● **THE REQUEST**: Transcribe, exactly as they appear, the line that contains "Output the LaTeX", the line that contains "(0,0) rectangle (685,442);", and every line in between, and nothing else.

● **WORKING DATA**:
▽

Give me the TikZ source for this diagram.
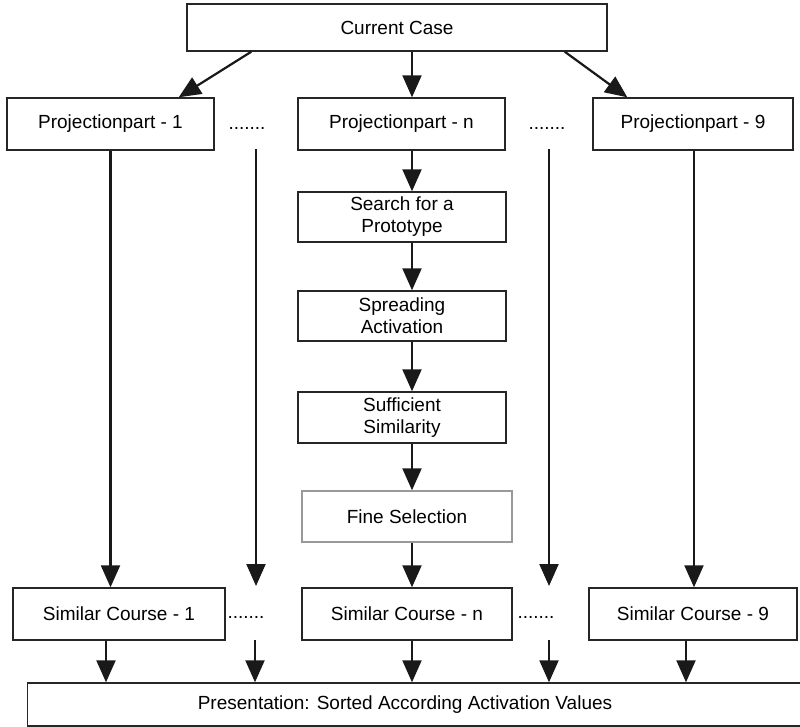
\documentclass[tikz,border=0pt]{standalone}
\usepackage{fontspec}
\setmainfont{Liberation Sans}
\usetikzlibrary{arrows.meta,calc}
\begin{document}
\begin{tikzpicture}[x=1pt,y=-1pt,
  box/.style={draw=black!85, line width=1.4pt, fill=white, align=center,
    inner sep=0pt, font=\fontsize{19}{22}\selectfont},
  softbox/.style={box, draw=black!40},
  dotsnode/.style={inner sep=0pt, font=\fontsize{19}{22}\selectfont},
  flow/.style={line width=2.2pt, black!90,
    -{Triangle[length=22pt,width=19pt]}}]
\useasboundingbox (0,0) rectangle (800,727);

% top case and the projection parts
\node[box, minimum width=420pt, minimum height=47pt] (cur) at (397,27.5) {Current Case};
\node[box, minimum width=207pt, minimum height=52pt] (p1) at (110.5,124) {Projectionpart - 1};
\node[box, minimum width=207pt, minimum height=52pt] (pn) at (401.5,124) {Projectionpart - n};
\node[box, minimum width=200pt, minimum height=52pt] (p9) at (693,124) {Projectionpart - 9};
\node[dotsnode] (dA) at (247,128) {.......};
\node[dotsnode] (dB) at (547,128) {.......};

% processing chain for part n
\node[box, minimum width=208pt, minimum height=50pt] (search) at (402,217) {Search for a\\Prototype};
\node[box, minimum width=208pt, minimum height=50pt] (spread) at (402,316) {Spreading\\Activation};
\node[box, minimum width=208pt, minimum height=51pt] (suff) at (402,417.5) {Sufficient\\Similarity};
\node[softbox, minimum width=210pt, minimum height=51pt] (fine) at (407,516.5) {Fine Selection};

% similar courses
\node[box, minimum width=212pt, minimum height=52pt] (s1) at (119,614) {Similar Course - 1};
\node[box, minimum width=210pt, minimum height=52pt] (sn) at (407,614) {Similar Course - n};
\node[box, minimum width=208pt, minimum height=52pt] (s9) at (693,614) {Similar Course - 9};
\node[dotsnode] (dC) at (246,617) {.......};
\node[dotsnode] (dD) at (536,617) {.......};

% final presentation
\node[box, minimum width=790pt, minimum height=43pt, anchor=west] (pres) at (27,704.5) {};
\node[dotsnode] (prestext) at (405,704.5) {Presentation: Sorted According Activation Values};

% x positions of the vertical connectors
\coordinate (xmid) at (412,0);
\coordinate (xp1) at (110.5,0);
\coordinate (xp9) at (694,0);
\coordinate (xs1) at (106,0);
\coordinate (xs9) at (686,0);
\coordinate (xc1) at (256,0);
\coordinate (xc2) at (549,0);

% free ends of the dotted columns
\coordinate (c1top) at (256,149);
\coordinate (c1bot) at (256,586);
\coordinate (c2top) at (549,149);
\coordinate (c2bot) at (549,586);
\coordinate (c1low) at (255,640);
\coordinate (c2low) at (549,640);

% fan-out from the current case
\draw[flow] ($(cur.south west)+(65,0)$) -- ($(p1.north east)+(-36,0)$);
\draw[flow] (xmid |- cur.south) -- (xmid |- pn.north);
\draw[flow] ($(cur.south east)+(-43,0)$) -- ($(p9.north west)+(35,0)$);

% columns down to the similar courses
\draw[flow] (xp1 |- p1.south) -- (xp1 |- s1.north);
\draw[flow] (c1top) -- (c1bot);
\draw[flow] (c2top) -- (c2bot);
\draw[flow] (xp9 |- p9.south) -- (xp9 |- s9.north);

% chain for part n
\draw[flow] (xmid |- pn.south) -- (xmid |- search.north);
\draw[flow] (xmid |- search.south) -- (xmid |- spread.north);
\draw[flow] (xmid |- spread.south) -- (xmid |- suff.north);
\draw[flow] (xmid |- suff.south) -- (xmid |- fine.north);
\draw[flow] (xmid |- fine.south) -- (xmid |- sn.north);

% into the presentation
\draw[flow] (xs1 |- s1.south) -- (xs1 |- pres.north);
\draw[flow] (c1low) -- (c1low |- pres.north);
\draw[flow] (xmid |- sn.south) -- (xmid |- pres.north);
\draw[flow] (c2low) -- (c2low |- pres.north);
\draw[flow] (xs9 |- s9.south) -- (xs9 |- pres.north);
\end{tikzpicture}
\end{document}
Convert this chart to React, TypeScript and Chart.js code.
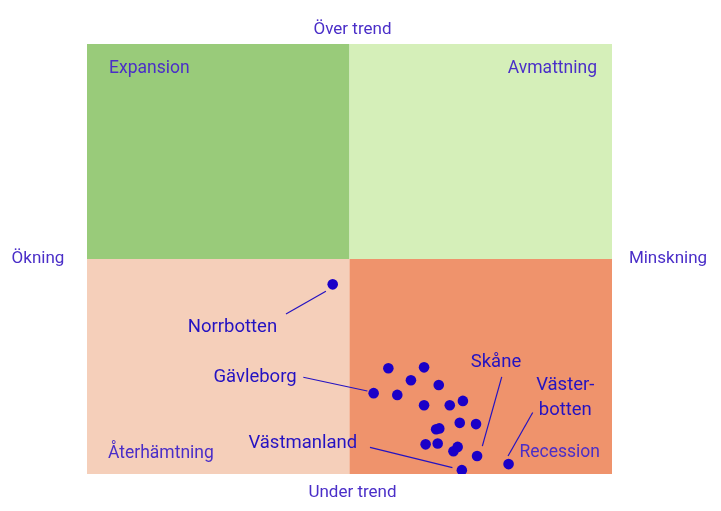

△
▽

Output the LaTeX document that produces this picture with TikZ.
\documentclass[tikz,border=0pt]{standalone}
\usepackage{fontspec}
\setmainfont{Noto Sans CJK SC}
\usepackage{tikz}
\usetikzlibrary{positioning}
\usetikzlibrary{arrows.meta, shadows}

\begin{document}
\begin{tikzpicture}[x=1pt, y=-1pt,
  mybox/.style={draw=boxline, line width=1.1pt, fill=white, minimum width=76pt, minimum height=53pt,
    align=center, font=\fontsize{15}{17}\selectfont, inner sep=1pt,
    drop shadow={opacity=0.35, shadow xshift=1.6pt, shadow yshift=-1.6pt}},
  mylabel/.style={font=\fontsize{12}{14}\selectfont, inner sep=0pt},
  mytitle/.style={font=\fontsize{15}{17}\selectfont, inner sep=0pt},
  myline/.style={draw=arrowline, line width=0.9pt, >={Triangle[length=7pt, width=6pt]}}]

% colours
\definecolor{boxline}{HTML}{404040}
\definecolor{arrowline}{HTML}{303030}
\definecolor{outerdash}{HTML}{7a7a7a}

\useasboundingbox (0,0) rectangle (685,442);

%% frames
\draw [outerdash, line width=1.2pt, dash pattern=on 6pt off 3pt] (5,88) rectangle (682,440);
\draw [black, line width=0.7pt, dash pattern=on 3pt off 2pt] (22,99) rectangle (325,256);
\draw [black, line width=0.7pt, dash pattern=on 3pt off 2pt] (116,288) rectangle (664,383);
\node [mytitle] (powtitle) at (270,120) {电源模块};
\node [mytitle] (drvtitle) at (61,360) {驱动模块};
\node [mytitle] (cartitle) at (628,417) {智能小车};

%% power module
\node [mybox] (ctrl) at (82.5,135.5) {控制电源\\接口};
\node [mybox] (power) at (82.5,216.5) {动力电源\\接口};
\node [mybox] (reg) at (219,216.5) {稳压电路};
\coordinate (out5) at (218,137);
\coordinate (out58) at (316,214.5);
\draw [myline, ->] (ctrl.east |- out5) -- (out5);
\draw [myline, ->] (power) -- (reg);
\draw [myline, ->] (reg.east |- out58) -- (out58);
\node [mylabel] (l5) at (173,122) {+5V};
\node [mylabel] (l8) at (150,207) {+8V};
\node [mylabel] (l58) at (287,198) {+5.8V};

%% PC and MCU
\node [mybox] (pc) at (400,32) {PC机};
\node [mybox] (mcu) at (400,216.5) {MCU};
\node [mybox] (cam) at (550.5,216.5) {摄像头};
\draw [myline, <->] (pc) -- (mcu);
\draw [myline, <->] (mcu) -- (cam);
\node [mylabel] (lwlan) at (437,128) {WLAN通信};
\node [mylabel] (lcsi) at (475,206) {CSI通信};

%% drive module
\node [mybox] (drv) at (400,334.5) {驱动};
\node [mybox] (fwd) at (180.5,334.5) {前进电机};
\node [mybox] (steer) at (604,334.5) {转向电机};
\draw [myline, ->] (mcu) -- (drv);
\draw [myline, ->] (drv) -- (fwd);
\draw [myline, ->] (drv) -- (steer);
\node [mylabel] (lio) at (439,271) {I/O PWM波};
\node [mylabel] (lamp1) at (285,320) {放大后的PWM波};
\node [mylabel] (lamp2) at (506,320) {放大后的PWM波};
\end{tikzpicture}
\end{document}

△

● **RESULT OF THIS TASK**:
Output the LaTeX document that produces this picture with TikZ.
\documentclass[tikz,border=0pt]{standalone}
\usepackage{fontspec}
\setmainfont{Noto Sans CJK SC}
\usepackage{tikz}
\usetikzlibrary{positioning}
\usetikzlibrary{arrows.meta, shadows}

\begin{document}
\begin{tikzpicture}[x=1pt, y=-1pt,
  mybox/.style={draw=boxline, line width=1.1pt, fill=white, minimum width=76pt, minimum height=53pt,
    align=center, font=\fontsize{15}{17}\selectfont, inner sep=1pt,
    drop shadow={opacity=0.35, shadow xshift=1.6pt, shadow yshift=-1.6pt}},
  mylabel/.style={font=\fontsize{12}{14}\selectfont, inner sep=0pt},
  mytitle/.style={font=\fontsize{15}{17}\selectfont, inner sep=0pt},
  myline/.style={draw=arrowline, line width=0.9pt, >={Triangle[length=7pt, width=6pt]}}]

% colours
\definecolor{boxline}{HTML}{404040}
\definecolor{arrowline}{HTML}{303030}
\definecolor{outerdash}{HTML}{7a7a7a}

\useasboundingbox (0,0) rectangle (685,442);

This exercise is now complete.